# PRIVDISTIL
The code for PRIVDISTIL: A Unified Framework for Accurate and Differentially Private Model
Compression

## Requirements:
  torch=2.1.2  
  datasets=2.18.0  
  opacus=1.4.0  
  scikit-learn=1.3.2  
  transformers=4.38.2  

## 1. Train domain classifier(DomainClassifier)
First, tokenize the public and private data:

    python prepare_data_glue.py
    python prepara_data_openweb.py
  
You should modify the dataset name and save_path in both .py file.  
Then, train the domain classifier with DPSGD:

    python train_classifier_gpu.py

You should modify the path of tokenized data and the save path of model in .py file.  

## 2. Clustering the embeddings(DataClustering)
Since the openweb dataset is large, we split it into 4 parts, and compute the embedding of each data as follow:

    python ComputeEmbeddingPart1.py
    python ComputeEmbeddingPart2.py
    python ComputeEmbeddingPart3.py
    python ComputeEmbeddingPart4.py

You should modify the path of tokenized data and the save path of embeddings.  
Then, clustering the emebddings:

    python Kmeans.py

You should modify the path of embeddings, cluster count of KMEANS and the save path of clustering result.

## 3. Select data via doamin classifier(DataSelction)
First, evaluate each data with domain classifier:

    python data_select_gpu.py

You should modify the path of domain classifier, clustering result and embeddings. And you should modify the cluster count in the main loop.
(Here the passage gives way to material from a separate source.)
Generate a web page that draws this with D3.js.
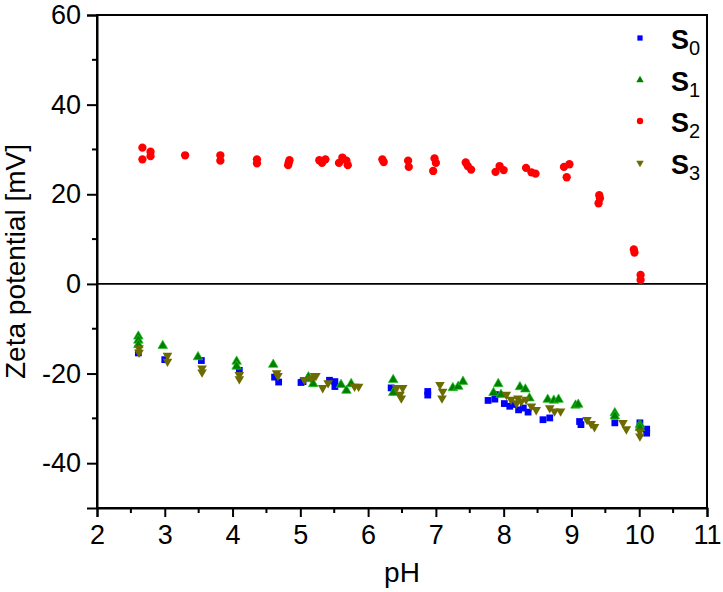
<!DOCTYPE html>
<html><head><meta charset="utf-8">
<script src="https://cdn.jsdelivr.net/npm/d3@7"></script>
<style>body{margin:0;background:#fff}svg{display:block}text{font-family:"Liberation Sans",Arial,sans-serif}</style>
</head><body><div id="chart"></div>
<script>
const xTicks = [2,3,4,5,6,7,8,9,10,11];
const yTicks = [-40,-20,0,20,40,60];
const seriesNames = ["S0","S1","S2","S3"];
const seriesColors = ["#0000ff","#008000","#ff0000","#6b6b00"];

const s0_pH = [2.61,3.0,3.54,4.10,4.62,4.68,5.01,5.04,5.43,5.51,5.51,6.34,6.88,6.88,7.77,7.87,7.88,8.01,8.09,8.14,8.22,8.29,8.36,8.58,8.68,9.12,9.14,9.64,10.01,10.11,10.11];
const s0_zeta = [-15.4,-16.9,-17.1,-19.3,-20.8,-21.9,-22.0,-21.8,-21.5,-21.8,-22.9,-23.2,-24.0,-24.8,-26.0,-25.7,-24.7,-26.7,-27.3,-26.9,-28.1,-27.7,-28.6,-30.3,-29.9,-30.7,-31.4,-31.0,-31.0,-32.4,-33.3];

const s1_pH = [2.61,2.61,2.61,2.97,3.49,4.06,4.06,4.60,5.11,5.12,5.19,5.60,5.68,5.75,6.37,6.37,7.25,7.33,7.40,7.85,7.92,7.96,8.24,8.32,8.38,8.65,8.74,8.81,9.06,9.10,9.64,9.64,10.01,10.01];
const s1_zeta = [-11.7,-12.6,-13.6,-13.8,-16.3,-17.3,-18.4,-18.0,-21.2,-20.8,-22.3,-22.5,-23.8,-22.3,-21.4,-24.3,-23.2,-22.9,-21.8,-24.3,-22.3,-24.7,-23.0,-23.5,-25.5,-25.8,-26.0,-25.8,-27.1,-26.9,-28.8,-29.5,-31.4,-32.1];

const s2_pH = [2.67,2.67,2.79,2.79,3.30,3.82,3.82,4.36,4.36,4.82,4.84,4.83,5.28,5.32,5.37,5.57,5.62,5.68,5.70,6.21,6.23,6.59,6.60,6.98,7.00,6.96,7.44,7.47,7.52,7.88,7.94,8.00,8.33,8.41,8.47,8.89,8.97,8.93,9.41,9.42,9.40,9.92,9.93,10.02,10.02];
const s2_zeta = [30.4,27.8,29.5,28.5,28.7,28.7,27.5,27.8,26.9,26.5,27.6,27.1,27.6,27.0,27.8,27.0,28.2,27.5,26.5,27.8,27.2,27.5,26.1,28.0,27.0,25.2,27.1,26.3,25.5,25.0,26.3,25.4,25.9,24.9,24.6,26.1,26.7,23.8,19.8,19.1,18.0,7.7,7.0,2.0,0.9];

const s3_pH = [2.62,2.62,3.04,3.04,3.55,3.55,4.10,4.10,4.65,4.67,5.06,5.16,5.21,5.23,5.33,5.41,5.80,5.86,6.42,6.47,6.51,6.49,7.06,7.10,7.09,8.04,8.11,8.19,8.21,8.26,8.33,8.41,8.48,8.68,8.75,8.84,9.23,9.29,9.34,9.76,9.81,10.01,10.01];
const s3_zeta = [-14.3,-15.3,-16.0,-17.3,-18.8,-19.7,-20.3,-21.2,-19.9,-20.5,-21.4,-21.0,-20.5,-20.5,-23.2,-22.1,-22.9,-22.9,-23.2,-24.7,-23.2,-25.5,-22.5,-24.0,-25.5,-24.7,-25.8,-26.6,-25.5,-26.2,-25.8,-27.3,-28.1,-27.7,-28.4,-28.4,-30.3,-31.2,-31.9,-31.0,-32.4,-32.9,-34.0];

const W = 723, H = 592;
const m = {left: 97, right: 16, top: 15, bottom: 84};
const svg = d3.select("#chart").append("svg").attr("width", W).attr("height", H);
const x = d3.scaleLinear().domain([2, 11]).range([m.left, W - m.right]);
const y = d3.scaleLinear().domain([-50, 60]).range([H - m.bottom, m.top]);

// frame
svg.append("rect").attr("x", x(2)).attr("y", y(60)).attr("width", x(11) - x(2)).attr("height", y(-50) - y(60))
  .attr("fill", "none").attr("stroke", "#000").attr("stroke-width", 2);
// zero line
svg.append("line").attr("x1", x(2)).attr("x2", x(11)).attr("y1", y(0)).attr("y2", y(0))
  .attr("stroke", "#000").attr("stroke-width", 1.6);

// x axis
const xMinor = d3.range(2.5, 11, 1);
const xAx = svg.append("g").attr("transform", `translate(0,${y(-50)})`);
xAx.call(d3.axisBottom(x).tickValues(xTicks).tickSize(9).tickPadding(8).tickFormat(d3.format("d")));
xAx.append("g").selectAll("line").data(xMinor).join("line")
  .attr("x1", d => x(d)).attr("x2", d => x(d)).attr("y1", 0).attr("y2", 5).attr("stroke", "#000").attr("stroke-width", 2);
// y axis
const yMinor = d3.range(-30, 60, 20);
const yAx = svg.append("g").attr("transform", `translate(${x(2)},0)`);
yAx.call(d3.axisLeft(y).tickValues(yTicks).tickSize(10).tickPadding(6).tickFormat(d3.format("d")));
yAx.append("g").selectAll("line").data(yMinor).join("line")
  .attr("y1", d => y(d)).attr("y2", d => y(d)).attr("x1", 0).attr("x2", -5).attr("stroke", "#000").attr("stroke-width", 2);

[xAx, yAx].forEach(a => {
  a.select(".domain").attr("stroke-width", 2);
  a.selectAll(".tick line").attr("stroke-width", 2);
  a.selectAll(".tick text").attr("font-size", 27).attr("fill", "#000").attr("font-family", '"Liberation Sans",Arial,sans-serif');
});
yAx.selectAll(".tick text").text(d => d < 0 ? "-" + Math.abs(d) : d);

// axis labels
svg.append("text").attr("x", (x(2) + x(11)) / 2).attr("y", 582).attr("text-anchor", "middle")
  .attr("font-size", 28).text("pH");
svg.append("text").attr("transform", `translate(25,${(y(60) + y(-50)) / 2}) rotate(-90)`)
  .attr("text-anchor", "middle").attr("font-size", 28).text("Zeta potential [mV]");

// markers
const shapes = [
  {type: d3.symbolSquare, size: 46, rot: 0},
  {type: d3.symbolTriangle, size: 40, rot: 0},
  {type: d3.symbolCircle, size: 54, rot: 0},
  {type: d3.symbolTriangle, size: 40, rot: 180}
];
const seriesData = [
  d3.zip(s0_pH, s0_zeta), d3.zip(s1_pH, s1_zeta), d3.zip(s2_pH, s2_zeta), d3.zip(s3_pH, s3_zeta)
];
const strokes = ["none", "#22c322", "none", "none"];
seriesData.forEach((data, i) => {
  const sh = shapes[i];
  svg.append("g").selectAll("path").data(data).join("path")
    .attr("d", d3.symbol().type(sh.type).size(sh.size))
    .attr("transform", d => `translate(${x(d[0])},${y(d[1])}) rotate(${sh.rot})`)
    .attr("fill", seriesColors[i])
    .attr("stroke", strokes[i]).attr("stroke-width", 0.7);
});

// legend
const legY = [38, 80, 121, 163];
const leg = svg.append("g");
seriesNames.forEach((n, i) => {
  const sh = shapes[i];
  leg.append("path").attr("d", d3.symbol().type(sh.type).size(sh.size * 0.6))
    .attr("transform", `translate(640,${legY[i]}) rotate(${sh.rot})`)
    .attr("fill", seriesColors[i]);
  const t = leg.append("text").attr("x", 671).attr("y", legY[i] + 11).attr("font-size", 27).attr("font-weight", "bold");
  t.append("tspan").text("S");
  t.append("tspan").attr("font-weight", "normal").attr("font-size", 20).attr("dy", 6).text(n.slice(1));
});
</script>
</body></html>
Then, select the topK data:

    python topK.py

You should modify the path of domain classifier, entropys and embeddings. And you should modify the cluster count in the main loop.
Finnaly, combine the topK data into a txt:

    python combine_data.py
You should modify the cluster count in the main loop and the path of topk data.

## 4. Compression the target model with selected data(distillation)
Since the data is DP selected from public data, we can directly use the distillation code of huggingface (https://github.com/huggingface/transformers/tree/main/examples/research_projects/distillation) of compression the target model. 

You should use the combined .txt file of step 4 as the training data, and extract some layers' weight of teacher model to initialize the student model.

## 5. Compute the corresponding noise multiplier of DP finetuning(get_sigma.py)
    python get_sigma.py
You should modify the target_epsilon, dataszie (the size of dataset), batch size and epochs.

## 6. DP finetuning the student model with private data(Finetuning)
We use the finetuning code from huggingface(https://github.com/huggingface/transformers/tree/main/examples/pytorch/text-classification), and we make a DP modification on it. You can use the run_glue_no_trainer.py in our repository to replace the original code in transoforers. And run the .py file with the .sh file we provided. Noting that you should replace the model path in .sh file with the actual path of the student model.